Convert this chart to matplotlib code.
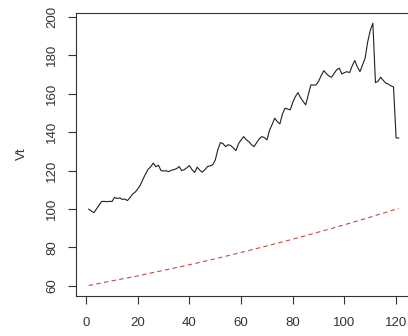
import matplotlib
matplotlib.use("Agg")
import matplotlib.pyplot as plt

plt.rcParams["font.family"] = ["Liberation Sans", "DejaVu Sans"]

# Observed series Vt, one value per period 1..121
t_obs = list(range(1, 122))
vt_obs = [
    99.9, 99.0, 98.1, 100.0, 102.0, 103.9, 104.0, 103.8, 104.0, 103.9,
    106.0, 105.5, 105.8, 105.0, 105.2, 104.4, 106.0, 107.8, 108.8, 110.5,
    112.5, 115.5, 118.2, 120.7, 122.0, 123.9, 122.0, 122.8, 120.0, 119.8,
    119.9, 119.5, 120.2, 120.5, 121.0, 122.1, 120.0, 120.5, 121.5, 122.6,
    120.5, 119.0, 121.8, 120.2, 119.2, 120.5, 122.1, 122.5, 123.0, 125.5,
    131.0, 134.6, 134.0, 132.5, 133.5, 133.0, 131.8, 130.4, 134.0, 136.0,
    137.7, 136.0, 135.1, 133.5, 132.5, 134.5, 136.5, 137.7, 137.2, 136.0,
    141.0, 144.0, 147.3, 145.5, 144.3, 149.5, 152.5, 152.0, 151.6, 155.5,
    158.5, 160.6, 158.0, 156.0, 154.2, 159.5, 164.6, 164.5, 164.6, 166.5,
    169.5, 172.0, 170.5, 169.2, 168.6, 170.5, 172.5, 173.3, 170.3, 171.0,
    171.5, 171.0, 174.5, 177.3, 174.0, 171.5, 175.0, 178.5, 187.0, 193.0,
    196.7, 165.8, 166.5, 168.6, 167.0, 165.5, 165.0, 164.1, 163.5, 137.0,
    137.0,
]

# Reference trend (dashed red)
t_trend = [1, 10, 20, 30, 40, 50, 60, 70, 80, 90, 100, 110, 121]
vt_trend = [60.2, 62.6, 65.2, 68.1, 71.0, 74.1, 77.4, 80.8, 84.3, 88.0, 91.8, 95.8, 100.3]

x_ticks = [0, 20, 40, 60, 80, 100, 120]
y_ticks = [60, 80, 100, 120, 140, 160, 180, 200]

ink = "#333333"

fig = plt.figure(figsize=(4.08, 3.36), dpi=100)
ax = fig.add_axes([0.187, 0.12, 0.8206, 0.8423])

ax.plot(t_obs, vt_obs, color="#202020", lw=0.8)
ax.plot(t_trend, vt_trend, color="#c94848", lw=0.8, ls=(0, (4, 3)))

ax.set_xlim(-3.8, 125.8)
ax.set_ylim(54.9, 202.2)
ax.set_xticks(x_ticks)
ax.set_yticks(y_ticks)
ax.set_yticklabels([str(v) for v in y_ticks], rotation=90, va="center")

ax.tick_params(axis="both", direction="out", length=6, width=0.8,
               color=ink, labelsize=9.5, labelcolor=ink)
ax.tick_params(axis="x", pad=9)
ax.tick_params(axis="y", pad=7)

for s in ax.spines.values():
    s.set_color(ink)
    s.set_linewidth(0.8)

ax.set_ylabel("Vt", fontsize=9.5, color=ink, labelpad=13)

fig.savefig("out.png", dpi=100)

###

• **INSTRUCTIONS TO FOLLOW**
Identify each line of the material where the word "matplotlib" shows up, and copy it.

• **THE REPLY**
Convert this chart to matplotlib code.
import matplotlib
matplotlib.use("Agg")
import matplotlib.pyplot as plt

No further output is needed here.